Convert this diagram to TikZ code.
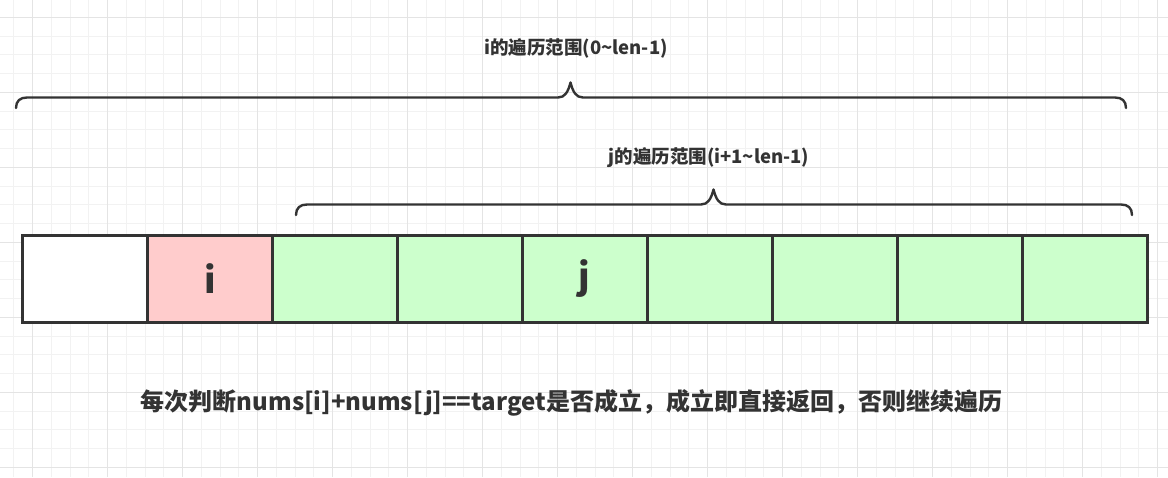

* * *

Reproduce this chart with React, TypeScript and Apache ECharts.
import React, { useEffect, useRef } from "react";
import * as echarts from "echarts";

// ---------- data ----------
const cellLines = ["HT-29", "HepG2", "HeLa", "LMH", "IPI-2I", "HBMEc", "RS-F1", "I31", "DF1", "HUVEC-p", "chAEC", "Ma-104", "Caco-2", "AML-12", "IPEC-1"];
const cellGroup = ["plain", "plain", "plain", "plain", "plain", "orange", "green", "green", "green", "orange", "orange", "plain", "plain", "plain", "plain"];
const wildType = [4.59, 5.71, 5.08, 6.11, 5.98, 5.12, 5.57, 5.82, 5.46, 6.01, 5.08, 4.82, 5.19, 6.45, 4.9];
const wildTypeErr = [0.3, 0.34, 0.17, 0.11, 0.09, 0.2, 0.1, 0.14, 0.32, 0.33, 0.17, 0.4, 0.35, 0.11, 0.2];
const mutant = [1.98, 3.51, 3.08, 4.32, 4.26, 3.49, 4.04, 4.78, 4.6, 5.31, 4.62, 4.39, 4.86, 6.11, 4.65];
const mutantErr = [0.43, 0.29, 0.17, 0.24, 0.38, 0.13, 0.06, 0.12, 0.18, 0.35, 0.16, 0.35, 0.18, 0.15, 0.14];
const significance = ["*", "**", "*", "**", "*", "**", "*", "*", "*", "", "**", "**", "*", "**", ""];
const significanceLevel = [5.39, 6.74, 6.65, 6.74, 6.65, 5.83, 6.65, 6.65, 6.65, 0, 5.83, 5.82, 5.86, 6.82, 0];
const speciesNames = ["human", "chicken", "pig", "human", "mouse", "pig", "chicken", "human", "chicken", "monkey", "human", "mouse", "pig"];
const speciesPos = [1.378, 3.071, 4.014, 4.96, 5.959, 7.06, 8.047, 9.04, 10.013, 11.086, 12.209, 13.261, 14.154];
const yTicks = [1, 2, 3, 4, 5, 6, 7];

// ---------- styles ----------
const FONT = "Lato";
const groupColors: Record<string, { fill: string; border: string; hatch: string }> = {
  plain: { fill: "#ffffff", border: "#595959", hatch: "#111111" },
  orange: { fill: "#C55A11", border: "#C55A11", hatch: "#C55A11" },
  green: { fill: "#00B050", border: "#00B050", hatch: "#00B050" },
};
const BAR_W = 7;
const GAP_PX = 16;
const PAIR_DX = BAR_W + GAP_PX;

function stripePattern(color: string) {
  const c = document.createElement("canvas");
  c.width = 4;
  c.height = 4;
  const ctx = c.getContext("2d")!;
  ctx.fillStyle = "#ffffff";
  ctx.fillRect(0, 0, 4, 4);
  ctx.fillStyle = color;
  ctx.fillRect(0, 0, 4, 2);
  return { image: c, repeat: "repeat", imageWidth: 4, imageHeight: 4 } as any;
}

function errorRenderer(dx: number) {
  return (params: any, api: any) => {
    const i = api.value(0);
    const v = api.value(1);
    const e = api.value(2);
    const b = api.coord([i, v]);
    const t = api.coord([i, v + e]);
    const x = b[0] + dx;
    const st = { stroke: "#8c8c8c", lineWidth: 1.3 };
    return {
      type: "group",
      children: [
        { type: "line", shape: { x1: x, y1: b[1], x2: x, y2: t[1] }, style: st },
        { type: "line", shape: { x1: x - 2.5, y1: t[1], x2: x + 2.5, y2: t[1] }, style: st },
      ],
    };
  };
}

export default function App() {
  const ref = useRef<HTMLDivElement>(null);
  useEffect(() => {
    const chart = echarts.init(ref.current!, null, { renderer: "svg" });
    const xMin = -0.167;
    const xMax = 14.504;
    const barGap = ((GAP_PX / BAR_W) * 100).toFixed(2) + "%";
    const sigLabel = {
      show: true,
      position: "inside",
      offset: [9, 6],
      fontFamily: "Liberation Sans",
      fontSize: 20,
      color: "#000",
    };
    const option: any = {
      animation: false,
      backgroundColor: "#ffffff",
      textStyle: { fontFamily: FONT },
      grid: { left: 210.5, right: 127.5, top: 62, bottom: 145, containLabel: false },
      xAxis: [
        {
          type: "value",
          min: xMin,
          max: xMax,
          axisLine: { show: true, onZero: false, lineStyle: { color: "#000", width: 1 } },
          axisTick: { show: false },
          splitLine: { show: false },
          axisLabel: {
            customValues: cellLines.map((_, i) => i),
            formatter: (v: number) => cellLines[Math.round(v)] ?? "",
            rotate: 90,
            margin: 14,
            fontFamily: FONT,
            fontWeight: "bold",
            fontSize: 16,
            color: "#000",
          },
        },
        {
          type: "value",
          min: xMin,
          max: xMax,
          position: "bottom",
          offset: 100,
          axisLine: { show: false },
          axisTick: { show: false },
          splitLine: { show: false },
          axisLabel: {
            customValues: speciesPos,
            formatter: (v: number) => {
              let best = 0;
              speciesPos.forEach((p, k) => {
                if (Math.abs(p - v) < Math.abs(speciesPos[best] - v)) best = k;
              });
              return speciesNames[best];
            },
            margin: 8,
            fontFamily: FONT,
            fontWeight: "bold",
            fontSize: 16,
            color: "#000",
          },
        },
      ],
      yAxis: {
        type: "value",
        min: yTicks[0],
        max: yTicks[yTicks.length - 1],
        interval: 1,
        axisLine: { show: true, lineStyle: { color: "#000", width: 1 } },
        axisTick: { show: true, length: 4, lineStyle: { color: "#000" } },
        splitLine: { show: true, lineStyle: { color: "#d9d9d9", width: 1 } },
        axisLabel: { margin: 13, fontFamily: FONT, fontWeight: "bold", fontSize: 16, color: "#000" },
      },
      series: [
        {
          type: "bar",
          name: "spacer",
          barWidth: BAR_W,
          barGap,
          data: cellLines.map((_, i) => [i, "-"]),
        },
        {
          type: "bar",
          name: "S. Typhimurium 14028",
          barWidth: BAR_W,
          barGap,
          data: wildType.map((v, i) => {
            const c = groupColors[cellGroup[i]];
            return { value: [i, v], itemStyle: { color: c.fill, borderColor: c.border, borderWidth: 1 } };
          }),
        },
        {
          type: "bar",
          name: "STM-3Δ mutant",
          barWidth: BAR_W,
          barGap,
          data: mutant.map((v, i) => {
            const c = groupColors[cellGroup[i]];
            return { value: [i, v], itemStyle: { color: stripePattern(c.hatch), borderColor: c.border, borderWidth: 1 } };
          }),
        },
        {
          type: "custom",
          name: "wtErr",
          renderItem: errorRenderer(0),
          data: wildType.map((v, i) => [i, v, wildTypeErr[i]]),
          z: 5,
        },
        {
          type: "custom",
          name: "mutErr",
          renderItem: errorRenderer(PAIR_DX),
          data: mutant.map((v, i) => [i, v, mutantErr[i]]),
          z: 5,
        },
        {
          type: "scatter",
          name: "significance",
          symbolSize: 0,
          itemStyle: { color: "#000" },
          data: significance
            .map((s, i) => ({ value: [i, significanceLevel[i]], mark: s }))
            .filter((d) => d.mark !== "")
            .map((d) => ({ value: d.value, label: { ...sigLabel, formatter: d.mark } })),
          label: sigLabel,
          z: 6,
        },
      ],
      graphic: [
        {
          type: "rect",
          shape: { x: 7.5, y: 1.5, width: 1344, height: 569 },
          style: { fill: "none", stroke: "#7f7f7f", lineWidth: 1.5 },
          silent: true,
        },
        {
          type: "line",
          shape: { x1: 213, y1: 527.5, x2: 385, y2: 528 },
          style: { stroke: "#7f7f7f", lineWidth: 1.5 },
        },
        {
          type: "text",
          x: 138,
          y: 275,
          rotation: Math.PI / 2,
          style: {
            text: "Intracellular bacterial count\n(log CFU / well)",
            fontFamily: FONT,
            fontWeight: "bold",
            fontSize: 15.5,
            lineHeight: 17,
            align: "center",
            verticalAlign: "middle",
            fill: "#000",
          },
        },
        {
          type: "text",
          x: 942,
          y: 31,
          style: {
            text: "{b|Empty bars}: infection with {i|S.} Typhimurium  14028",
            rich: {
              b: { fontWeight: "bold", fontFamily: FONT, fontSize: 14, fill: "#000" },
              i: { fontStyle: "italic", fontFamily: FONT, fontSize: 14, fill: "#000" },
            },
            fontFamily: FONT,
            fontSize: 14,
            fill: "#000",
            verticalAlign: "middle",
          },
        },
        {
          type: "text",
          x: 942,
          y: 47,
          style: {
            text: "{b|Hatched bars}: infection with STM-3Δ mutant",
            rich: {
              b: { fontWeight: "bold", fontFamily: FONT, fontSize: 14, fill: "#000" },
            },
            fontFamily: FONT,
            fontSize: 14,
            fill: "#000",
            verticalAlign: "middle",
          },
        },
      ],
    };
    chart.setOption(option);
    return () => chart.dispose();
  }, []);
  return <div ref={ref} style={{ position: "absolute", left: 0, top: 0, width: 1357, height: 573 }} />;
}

---

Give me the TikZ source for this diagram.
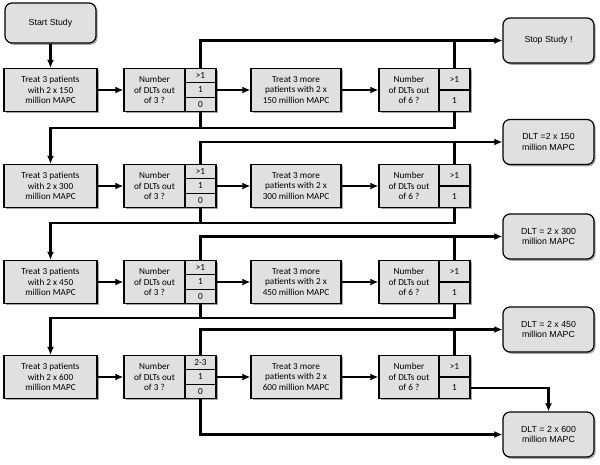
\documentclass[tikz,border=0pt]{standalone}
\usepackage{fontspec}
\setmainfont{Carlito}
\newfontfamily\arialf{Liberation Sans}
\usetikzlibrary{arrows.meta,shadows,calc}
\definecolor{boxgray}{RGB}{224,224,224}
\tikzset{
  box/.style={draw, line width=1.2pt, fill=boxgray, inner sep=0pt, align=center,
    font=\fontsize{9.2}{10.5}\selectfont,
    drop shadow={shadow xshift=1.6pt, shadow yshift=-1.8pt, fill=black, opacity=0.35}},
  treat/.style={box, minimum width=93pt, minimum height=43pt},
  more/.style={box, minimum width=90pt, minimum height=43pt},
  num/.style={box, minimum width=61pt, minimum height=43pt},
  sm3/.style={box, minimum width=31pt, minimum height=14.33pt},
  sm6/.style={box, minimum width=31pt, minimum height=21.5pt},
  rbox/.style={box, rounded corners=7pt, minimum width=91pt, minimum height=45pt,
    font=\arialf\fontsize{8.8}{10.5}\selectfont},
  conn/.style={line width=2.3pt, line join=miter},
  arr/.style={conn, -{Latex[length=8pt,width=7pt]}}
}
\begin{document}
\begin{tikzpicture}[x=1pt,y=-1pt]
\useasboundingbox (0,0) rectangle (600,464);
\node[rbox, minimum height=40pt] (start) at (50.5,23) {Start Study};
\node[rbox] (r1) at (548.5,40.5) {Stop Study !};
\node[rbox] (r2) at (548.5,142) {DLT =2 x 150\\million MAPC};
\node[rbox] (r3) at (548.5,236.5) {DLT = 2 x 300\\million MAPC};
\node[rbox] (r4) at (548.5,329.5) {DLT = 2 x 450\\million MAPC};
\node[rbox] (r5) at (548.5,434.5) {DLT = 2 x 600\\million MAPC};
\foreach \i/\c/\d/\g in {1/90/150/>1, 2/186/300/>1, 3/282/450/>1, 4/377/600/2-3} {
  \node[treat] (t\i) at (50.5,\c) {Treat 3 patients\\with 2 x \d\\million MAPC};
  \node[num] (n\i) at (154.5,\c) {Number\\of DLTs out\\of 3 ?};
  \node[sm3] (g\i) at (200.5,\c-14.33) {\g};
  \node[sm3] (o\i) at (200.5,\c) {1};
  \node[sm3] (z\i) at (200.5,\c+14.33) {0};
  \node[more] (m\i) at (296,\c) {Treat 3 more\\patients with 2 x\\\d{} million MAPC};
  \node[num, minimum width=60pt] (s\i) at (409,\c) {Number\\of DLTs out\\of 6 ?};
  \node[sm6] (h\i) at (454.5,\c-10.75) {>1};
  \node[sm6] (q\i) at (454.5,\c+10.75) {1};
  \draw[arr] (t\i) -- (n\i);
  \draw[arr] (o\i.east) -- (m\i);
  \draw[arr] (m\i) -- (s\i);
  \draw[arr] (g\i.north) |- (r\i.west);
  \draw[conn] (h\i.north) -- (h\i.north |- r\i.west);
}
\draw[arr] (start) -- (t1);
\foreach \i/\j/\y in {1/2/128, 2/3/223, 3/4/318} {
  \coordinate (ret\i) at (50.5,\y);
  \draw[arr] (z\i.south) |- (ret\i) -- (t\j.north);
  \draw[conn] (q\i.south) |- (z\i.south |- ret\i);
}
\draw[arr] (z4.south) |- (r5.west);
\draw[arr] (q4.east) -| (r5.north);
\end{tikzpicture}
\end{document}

__WRITTEN EXERCISE__: Print the lines from the line containing "Reproduce this chart" to the line containing "import * as", both ends included, exactly and with nothing added.

__RESULT FOR THIS EXERCISE__:
Reproduce this chart with React, TypeScript and Apache ECharts.
import React, { useEffect, useRef } from "react";
import * as echarts from "echarts";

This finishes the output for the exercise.